Perhaps I'm not the best person to be writing this guide with my indiscriminate hate for people my age and having zero personal experience with relationships of this type. But I do know real relationships. You learn a lot of things if you just sit quietly in high school and discreetly study people around you. (It's for research, don't you look at me like that.)
For me, a writer who twists the concept of romance so much that it's barely recognizable anymore, I have to know the basics of true romance. Can't screw it up if you don't know what the heck it is you're screwing up, am I right?
Let's first look at what defines a romance novel. A central love story and an emotionally-satisfying ending.
A love story needs to have conflict for the two people to fall in love. If your idea of conflict is "I don't have a boyfriend and no one likes me!", I suggest you start running before I find something sharp and pointy.
The characters need to grow. Not physically as in inches and centimetres, but mentally. Otherwise, the reader will put your story down.
Finally, there's the resolution. The problems need to be solved for the reader to buy the happily ever after.
Let's get on with the don'ts of romance writing.
Love doesn't happen instantly. That's infatuation. The online dictionary defines it as puppy love or temporary love of an adolescent. You don't really love someone you just met a few seconds ago. You haven't gotten to know them yet, so how can you? Maybe you've fallen in love with their appearance.

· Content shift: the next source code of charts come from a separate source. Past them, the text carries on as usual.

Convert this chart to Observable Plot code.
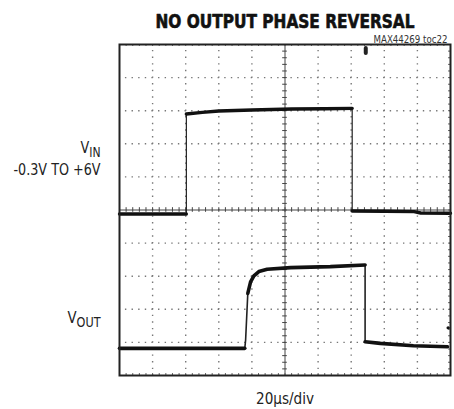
<!DOCTYPE html>
<html>
<head>
<meta charset="utf-8">
<script src="https://cdn.jsdelivr.net/npm/d3@7"></script>
<script src="https://cdn.jsdelivr.net/npm/@observablehq/plot@0.6"></script>
<style>
  html, body { margin: 0; padding: 0; background: #fff; }
  #chart svg { display: block; }
</style>
</head>
<body>
<div id="chart"></div>
<script>
// ---- text ----
const titleText = "NO OUTPUT PHASE REVERSAL";
const noteText = "MAX44269 toc22";
const captionText = "20\u00B5s/div";
const sideLabels = [
  {main: "V", sub: "IN", level: 1.72},
  {main: "-0.3V TO +6V", sub: "", level: 1.06},
  {main: "V", sub: "OUT", level: -3.41}
];

// ---- scope grid (divisions) ----
const gridT = [1, 2, 3, 4, 6, 7, 8, 9];
const gridV = [-4, -3, -2, -1, 1, 2, 3, 4];
const centerT = [5];
const centerV = [0];

// ---- traces (time in divisions, level in divisions) ----
const vinT = [0, 2.02, 2.02, 2.5, 3.0, 4.0, 5.2, 6.2, 7.03, 7.03, 8.0, 8.9, 9.1, 10.0];
const vinV = [-0.12, -0.12, 2.90, 2.95, 2.99, 3.02, 3.05, 3.06, 3.07, -0.03, -0.04, -0.05, -0.09, -0.10];

const voutT = [0, 3.785, 3.81, 3.876, 3.96, 4.06, 4.21, 4.46, 5.17, 6.37, 7.42, 7.42, 7.88, 8.88, 9.91];
const voutV = [-4.18, -4.18, -3.93, -2.52, -2.17, -1.99, -1.86, -1.79, -1.74, -1.71, -1.66, -3.98, -4.03, -4.10, -4.13];

// ---- scope markers ----
const triggerMarker = [{t: 7.44, v1: 4.73, v2: 4.88}];
const groundMarker = [{t: 9.93, v: -3.56}];

// split traces into slow segments (drawn thick) vs fast edges (drawn thin)
function table(T, V) {
  const rows = T.map((t, i) => ({t, v: V[i], seg: 0}));
  let s = 0;
  for (let i = 1; i < rows.length; i++) {
    const dt = rows[i].t - rows[i - 1].t;
    const dv = Math.abs(rows[i].v - rows[i - 1].v);
    if (dt === 0 || dv / dt > 8) s++;
    rows[i].seg = s;
  }
  return rows;
}
function slowParts(rows) {
  const count = d3.rollup(rows, g => g.length, d => d.seg);
  return rows.filter(d => count.get(d.seg) > 1);
}
const vin = table(vinT, vinV);
const vout = table(voutT, voutV);

const ticksT = d3.range(0, 50.5, 1).map(k => k / 5);
const ticksV = d3.range(-25, 25.5, 1).map(k => k / 5);

const font = "'Liberation Sans Narrow', 'DejaVu Sans Condensed', 'Roboto', sans-serif";

const plot = Plot.plot({
  width: 454,
  height: 409,
  marginLeft: 119,
  marginRight: 4,
  marginTop: 44,
  marginBottom: 34,
  x: {domain: [0, 10], axis: null},
  y: {domain: [-5, 5], axis: null},
  style: {fontFamily: font, background: "#fff", overflow: "visible"},
  marks: [
    // dotted graticule
    Plot.ruleY(gridV, {stroke: "#777", strokeWidth: 1.4, strokeDasharray: "1.4 5.22", strokeDashoffset: 0.7}),
    Plot.ruleX(gridT, {stroke: "#777", strokeWidth: 1.4, strokeDasharray: "1.4 5.22", strokeDashoffset: 0.7}),
    // center axes with minor ticks
    Plot.ruleY(centerV, {stroke: "#444", strokeWidth: 1}),
    Plot.ruleX(centerT, {stroke: "#444", strokeWidth: 1}),
    Plot.ruleX(ticksT, {y1: -0.07, y2: 0.07, stroke: "#444", strokeWidth: 1}),
    Plot.ruleY(ticksV, {x1: 4.93, x2: 5.07, stroke: "#444", strokeWidth: 1}),
    // minor ticks on frame edges
    Plot.ruleX(ticksT, {y1: -5, y2: -4.94, stroke: "#666", strokeWidth: 1}),
    Plot.ruleX(ticksT, {y1: 4.94, y2: 5, stroke: "#666", strokeWidth: 1}),
    Plot.ruleY(ticksV, {x1: 9.94, x2: 10, stroke: "#666", strokeWidth: 1}),
    // traces: thin full path, thick slow parts
    Plot.line(vin, {x: "t", y: "v", stroke: "#222", strokeWidth: 1.2}),
    Plot.line(slowParts(vin), {x: "t", y: "v", z: "seg", stroke: "#111", strokeWidth: 3.4}),
    Plot.line(vout, {x: "t", y: "v", stroke: "#222", strokeWidth: 1.6}),
    Plot.line(slowParts(vout), {x: "t", y: "v", z: "seg", stroke: "#111", strokeWidth: 3.6}),
    // markers
    Plot.ruleX(triggerMarker, {x: "t", y1: "v1", y2: "v2", stroke: "#222", strokeWidth: 4, strokeLinecap: "round"}),
    Plot.dot(groundMarker, {x: "t", y: "v", r: 1.7, fill: "#111", stroke: "none"}),
    Plot.frame({stroke: "#222", strokeWidth: 2}),
    // text
    Plot.text([titleText], {frameAnchor: "top", lineAnchor: "bottom", dy: -17, fontSize: 19, fontWeight: "bold", fill: "#111", stroke: "#111", strokeWidth: 0.6}),
    Plot.text([noteText], {frameAnchor: "top-right", textAnchor: "end", lineAnchor: "bottom", dx: -3, dy: -1.5, fontSize: 10, fill: "#333"}),
    Plot.text([captionText], {frameAnchor: "bottom", lineAnchor: "bottom", dy: 28, fontSize: 16, fill: "#222"}),
    Plot.text(sideLabels, {y: "level", text: d => d.main + d.sub, frameAnchor: "left", textAnchor: "end", lineAnchor: "bottom", dx: -19, fontSize: 16.5, fill: "#222"})
  ]
});

// render subscripts (V_IN, V_OUT) as tspans
const subMap = new Map(sideLabels.filter(d => d.sub).map(d => [d.main + d.sub, d]));
d3.select(plot).selectAll("text").each(function() {
  const d = subMap.get(this.textContent);
  if (!d) return;
  const el = d3.select(this);
  el.text(null);
  el.append("tspan").text(d.main);
  el.append("tspan").attr("font-size", 14).attr("dy", "0.3em").text(d.sub);
});

// condense text to the narrow typeface widths of the original
const textWidths = new Map([
  [titleText, 259],
  [noteText, 74],
  [captionText, 58],
  ["-0.3V TO +6V", 87],
  ["VIN", 20],
  ["VOUT", 33]
]);
d3.select(plot).selectAll("text").each(function() {
  const w = textWidths.get(this.textContent);
  if (w) d3.select(this).attr("textLength", w).attr("lengthAdjust", "spacingAndGlyphs");
});

document.getElementById("chart").appendChild(plot);
</script>
</body>
</html>
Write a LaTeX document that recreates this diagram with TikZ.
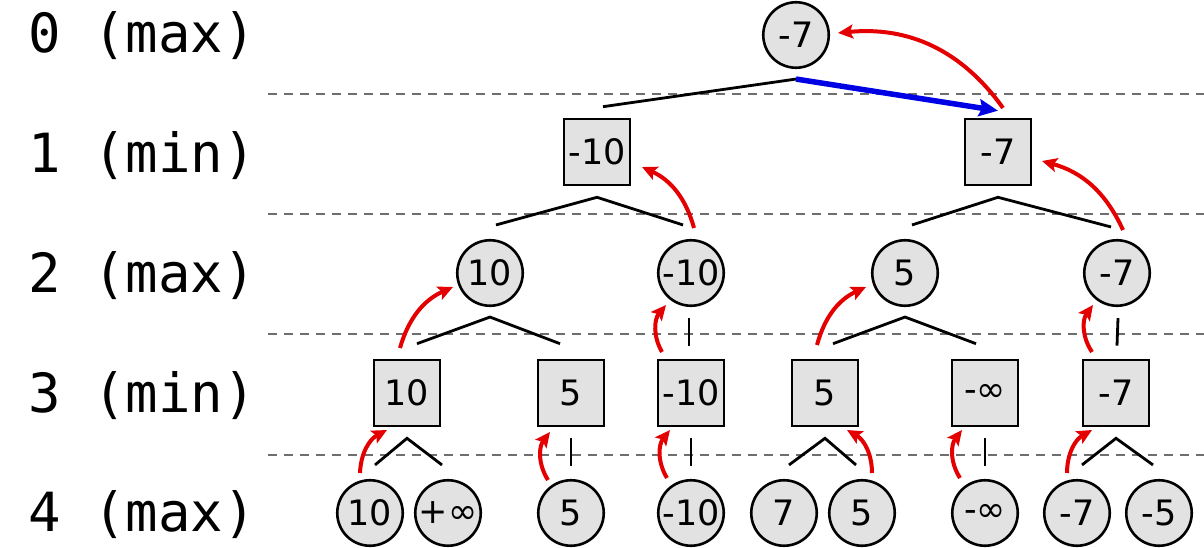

Romeo and Juliet is a good example of this. Romeo fell in love with Juliet in seconds. Look where that got them. (If Romeo and Juliet was meant to be a satire, Shakespeare is a genius.)
You can't truly love someone without knowing them first. I think this requires no further explanation.
You won't die if that person leaves you. It's not like you suddenly share vital organs at that first glance and need them by your side at all times. You still have your organs, they still have theirs.
Hearts can't literally be broken into millions of pieces like glass. They're squishy and fun to poke. Don't even use this in real life after a break up.
Don't fangirl over the love interest. Please don't waste our time, only you have the perfect mental image. Whenever someone tries to describe a book character to me, this pops up in my head and I just stick on whatever characteristics you give me, such as this colour eyes and this colour hair.
Don't stick words like sexy/handsome/insert other adjective here if your only reason is JUST BECAUSE HE IS. Get. Out. Now. I'll forgive you if the MC realizes that the love interest is nothing but a pretty face and moves on to a guy with actual character.
Mary-Sues and Gary-Stus are a no-no in every genre. Again, no further explanation is needed.
I hope this entertained you as well as showed you what not to do if you're writing a romance novel.